My first thought was to keep running, to push through the pain. That was what I was told to do as a high school and college cross-country and track competitor. But I didn’t want to run through it. I wanted the pain to simply go away.

I’m 44. These days, I want to live as painlessly as possible. If you’re a regular reader of this column, you know that I recently battled a kidney stone that was so excruciating, I might as well have been stabbed in the back with a dagger.

What I want is to enjoy running as an existential experience, to feel the warming air hit my cheeks, to soak in the sounds of the street –– the chirping of house sparrows as they flit through the trees, the roar of a motorcycle as it rumbles along.

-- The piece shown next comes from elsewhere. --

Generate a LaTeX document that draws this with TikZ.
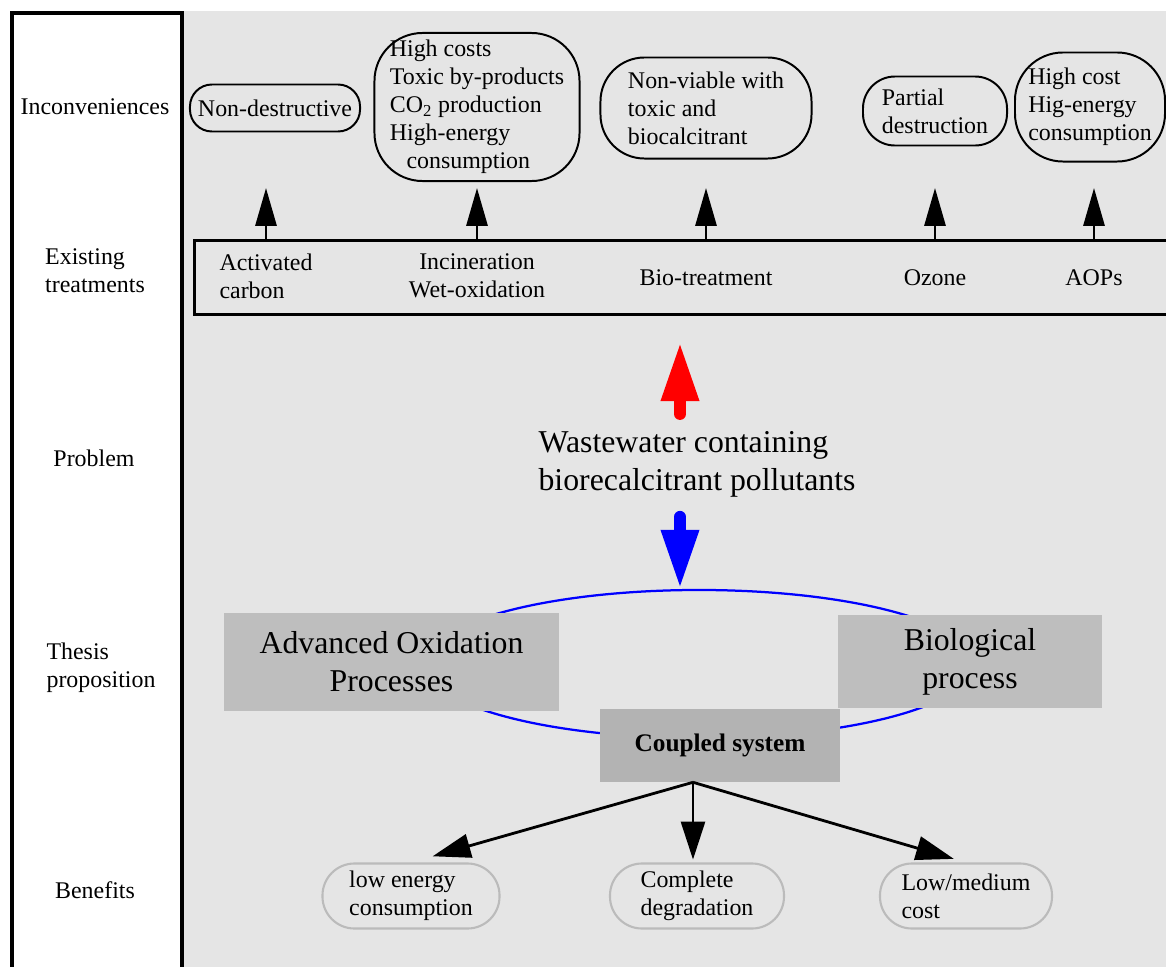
\documentclass[tikz,border=0pt]{standalone}
\usepackage{fontspec}
\setmainfont{Liberation Serif}
\usepackage{xcolor}
\definecolor{mgray}{HTML}{E5E5E5}
\definecolor{mbox}{HTML}{BEBEBE}
\definecolor{mcoup}{HTML}{B3B3B3}
\definecolor{mring}{HTML}{BBBBBB}
\usepackage{tikz}
\usetikzlibrary{arrows.meta,shapes.geometric}

\tikzset{
  txt/.style={font=\fontsize{17}{20}\selectfont, inner sep=0pt},
  rowlab/.style={txt},
  treat/.style={txt, align=center},
  drawback/.style={txt, draw, line width=1.4pt},
  benefit/.style={txt, draw=mring, line width=1.5pt, rounded corners=0.8cm,
    minimum height=1.625cm, align=left},
  proc/.style={fill=mbox, inner sep=0pt, align=center,
    font=\fontsize{22.6}{27}\selectfont},
  uparr/.style={-{Triangle[length=27pt,width=15pt]}, line width=2pt},
  fatarr/.style={-{Triangle[length=42pt,width=25pt]}, line width=8.5pt, line cap=round},
  outarr/.style={-{Triangle[length=27pt,width=17pt]}, line width=2pt}
}

\begin{document}
\begin{tikzpicture}[x=0.025cm, y=-0.025cm]
  \useasboundingbox (0,0) rectangle (1166,967);
  \fill[mgray] (183,11) rectangle (1166,967);
  \draw[line width=2.2pt] (12,967) -- (12,13) -- (182,13) -- (182,967);

  \node[rowlab] (r1) at (95,107) {Inconveniences};
  \node[rowlab, align=left] (r2) at (95,271) {Existing\\treatments};
  \node[rowlab] (r3) at (94,458) {Problem};
  \node[rowlab, align=left] (r4) at (101,668) {Thesis\\proposition};
  \node[rowlab] (r5) at (95,890) {Benefits};

  \node[drawback, minimum width=4.25cm, minimum height=1.175cm, rounded corners=0.55cm] (nd) at (275,108) {Non-destructive};
  \node[drawback, align=left, minimum width=5.125cm, minimum height=3.7cm, rounded corners=1.2cm] (hc) at (477,107)
    {High costs\\Toxic by-products\\CO\textsubscript{2} production\\High-energy\\\hspace{0.7em}consumption};
  \node[drawback, align=left, minimum width=5.275cm, minimum height=2.525cm, rounded corners=1.1cm] (nv) at (706,108)
    {Non-viable with\\toxic and\\biocalcitrant};
  \node[drawback, align=left, minimum width=3.6cm, minimum height=1.725cm, rounded corners=0.8cm] (pd) at (935,111)
    {Partial\\destruction};
  \node[drawback, align=left, minimum width=3.75cm, minimum height=2.725cm, rounded corners=1.2cm] (hce) at (1090,107)
    {High cost\\Hig-energy\\consumption};

  \node[draw, line width=2pt, minimum width=25.2cm, minimum height=1.85cm, anchor=north west] (tbox) at (193,239) {};
  \node[treat, align=left] (ac) at (266,276) {Activated\\carbon};
  \node[treat] (inc) at (477,276) {Incineration\\Wet-oxidation};
  \node[treat] (bio) at (706,278) {Bio-treatment};
  \node[treat] (oz) at (935,278) {Ozone};
  \node[treat] (aop) at (1094,278) {AOPs};

  \coordinate (tips) at (0,188);
  \foreach \t in {ac,inc,bio,oz,aop}
    \draw[uparr] (\t |- tbox.north) -- (\t |- tips);

  \node[txt, align=left, font=\fontsize{22.6}{27}\selectfont] (ww) at (697,464)
    {Wastewater containing\\biorecalcitrant pollutants};
  \node[ellipse, draw=blue, line width=1.6pt, minimum width=13.75cm, minimum height=3.7cm, inner sep=0pt] (loop) at (699,664) {};

  \coordinate (axis) at (680,0);
  \coordinate (rtip) at (680,342);
  \draw[fatarr, red, shorten <=12pt] (ww.north -| axis) -- (rtip);
  \draw[fatarr, blue, shorten <=14pt] (ww.south -| axis) -- (loop.north -| axis);

  \node[proc, minimum width=8.375cm, minimum height=2.45cm] (aopbox) at (391.5,662) {Advanced Oxidation\\Processes};
  \node[proc, minimum width=6.6cm, minimum height=2.325cm] (biobox) at (970,661.5) {Biological\\process};
  \node[proc, fill=mcoup, minimum width=6cm, minimum height=1.825cm, font=\fontsize{18}{21}\selectfont\bfseries] (coupled) at (720,745.5) {Coupled system};

  \node[benefit, minimum width=4.425cm] (low) at (411,896) {low energy\\consumption};
  \node[benefit, minimum width=4.35cm] (deg) at (697,896) {Complete\\degradation};
  \node[benefit, minimum width=4.3cm] (cost) at (966,896) {Low/medium\\cost};

  \coordinate (fork) at ([xshift=-0.675cm]coupled.south);
  \draw[outarr, shorten >=16pt] (fork) -- (low.north);
  \draw[outarr, shorten >=2pt] (fork) -- (fork |- deg.north);
  \draw[outarr, shorten >=9pt] (fork) -- (cost.north);
\end{tikzpicture}
\end{document}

A little over a year and a half ago, I gave myself a Father’s Day present –– a pair of running shoes. I decided then that I would run a 5K race in two years, even though I hadn’t run in more than a decade.

I ran competitively from age 12 to 22. In my 20s, I continued running for exercise, not for sport. Then, in my 30s, I stopped cold. I had two children, and when your kids are young, they take your every non-working moment. Now my oldest is finishing elementary school and my youngest isn’t far behind. They’re more independent now. They need my wife and me, of course. But, as parents, we now have moments of free time. So I’m able to squeeze in 20- and 30-minute runs four, at times five, days a week.

I decided to run a 5K to set a goal for myself. My goal, though, is no longer to run a sub-16½-minute 5K, as it was in college. It’s simply to finish.

I decided to make Robbie’s Run my first race. Robbie’s Run is a fundraiser for Forever Nine: The Robbie Levine Foundation, a Merrick-based nonprofit organization that has raised tens of thousands of dollars to have automated external defibrillators installed at youth athletic fields and to provide cardiopulmonary resuscitation/AED training to youth athletic leagues and in the schools.